Download Full Size | PDF

4. EXPERIMENTAL RESULTS

In order to demonstrate the application of the algorithmic correction to laser machining, Figs. 3(a)–3(d) show interferometrically measured (Zygo Zescope, accurate to 0.1 nm depth measurements) depth profile results of structures ablated in electroless nickel. Figure 3(a) shows results from the random selection method of generating grayscale masks shown in Fig. 1(b), while Figs. 3(b)–3(d) show results generated via the iterative algorithm presented in Section 2. Inclusion of the result from ablation using the mask generated via random selection served to demonstrate the superiority of the algorithm—as expected, a high proportion of energy was lost in high spatial frequencies at the point of filtering, and hence little ablation was observed in the “gray” regions. Indeed, to observe any ablation in these regions at all, a much higher fluence of $2.42\mathrm{mJ}/{\mathrm{cm}}^2$ was required, as compared to the $\sim 1\mathrm{mJ}/{\mathrm{cm}}^2$ used for the other exposures, and the depth modulation in those regions was much less homogenous. The corresponding high intensity in the “all on” regions of Fig. 3(a) then resulted in damage to the remaining substrate in the form of a raised lip of material around their edges. The intended spatial intensity profiles are shown, as well as the binary masks generated via the algorithm, which were displayed during a single 150 fs exposure to produce each structure. Electroless nickel, an amorphous metal, was chosen to eliminate possible grain boundary effects. Note that the three structures were produced using different incident fluences at the DMD to achieve similar peak ablation depths, as each desired pattern contained a different proportion of high spatial frequencies.

 

Fig. 3. Selection of masks and corresponding ablated structures, showing (top row) the intended intensity pattern, (middle row) the binary mask as displayed on the DMD, and (bottom row) the resulting interferometrically measured depth profiles of ablated structures in electroless nickel. Part (a) was generated using the random selection method shown in Fig. 1(b), while (b)–(d) were generated using the algorithm described in Section 2. Each structure was machined in a single laser pulse. In (a), the mask was generated using the random selection method shown in Fig. 1(b) and exposed at a fluence of $2.42\mathrm{mJ}/{\mathrm{cm}}^2$. In (b), the DMD was exposed at a fluence of $0.62\mathrm{mJ}/{\mathrm{cm}}^2$, in (c) at $0.88\mathrm{mJ}/{\mathrm{cm}}^2$, and in (d) at $1.41\mathrm{mJ}/{\mathrm{cm}}^2$. The color map in the top row represents intended intensity, while in the bottom row it represents depth of ablation in nanometers.

Download Full Size | PDF

Figures 3(a) and 3(b) show simple checkerboard structures similar to that shown in Fig. 1, demonstrating that two-level ablation in a single pulse was achieved and comparing the results achieved via the random selection method in Fig. 1(b) to the algorithmic approach; the random selection method was chosen for comparison as it was more applicable to arbitrary grayscale patterns than the ordered method in Fig. 1(a).

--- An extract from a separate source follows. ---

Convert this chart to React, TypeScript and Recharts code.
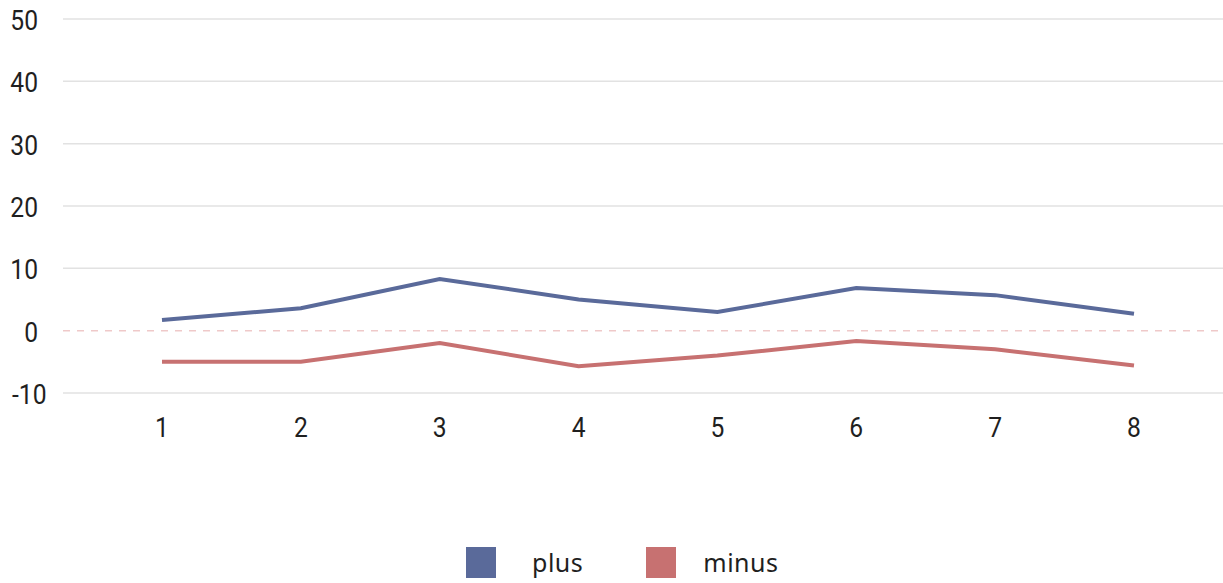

Figure 3(b) then demonstrates the apparent limit of lateral resolution for the technique, at $\sim 2.5\mathrm{\mu m}$ (close to the limit found for the setup previously when projecting binary patterns [15]). Figure 3(c) then shows a stepped square pyramid structure with five distinct depths of ablation.

Further to the step-like structure in Fig. 3(c), which shows multiple depths ablated in a single pulse, the flexibility of this algorithm is demonstrated in Fig. 4, where a grayscale photograph of one of the authors [Fig. 4(a)] is converted into a binary mask [Fig. 4(b)] and the interferometrically measured depth profile after a single pulse ablation of the nickel substrate [Fig. 4(c)]. While results in Fig. 3 show that high resolution and multi-stepped structures are possible, the structure in Fig. 4 demonstrates that a near-continuous distribution of depth machining is possible, with a combination of step-like and smooth changes. Some trade-off in terms of resolution is evident, and, in particular, the uniform background level of the original image has not been perfectly reproduced. This error could likely be corrected by the addition of real-time feedback to the technique; rather than assuming an ideal circular top-hat illumination of the DMD, a live-camera view of the DMD surface would enable exact illumination quality input to the algorithm, which would result in more faithful recreation of the target pattern.

 

Fig. 4. Image of one of the authors, ablated into electroless nickel in a single femtosecond pulse with a fluence of $1.41\mathrm{mJ}/{\mathrm{cm}}^2$ at the DMD. (a) The original image with the color map relating to intensity, (b) the binary mask displayed on the DMD, and (c) the interferometrically measured depth profile in electroless nickel with the color map in nanometers.

Download Full Size | PDF

As observed in Fig. 4(c), the depth of machining is up to $\sim 60\mathrm{nm}$. While the color map in Fig. 4(c) shows a range of 120 nm for the ablation depth, it must be noted that this is due to the formation of $\sim 60\mathrm{nm}$ high structures formed above the substrate background height, which is a typical effect at border regions when laser machining with high fluences.

5. CONCLUSIONS

An algorithm has been presented for the generation of binary masks that project to grayscale intensity patterns after the spatial filtering inherent to the majority of optical systems. A DMD has been used to display the masks during exposure of 150 fs laser pulses, which were then imaged onto electroless nickel and caused ablation. The different grayscale values of the desired intensity distributions were shown to be reproduced in the interferometrically measured depth profiles of the resulting structures. Resolutions as low as 2.5 μm were observed, with depth modulation up to 60 nm in a single exposure.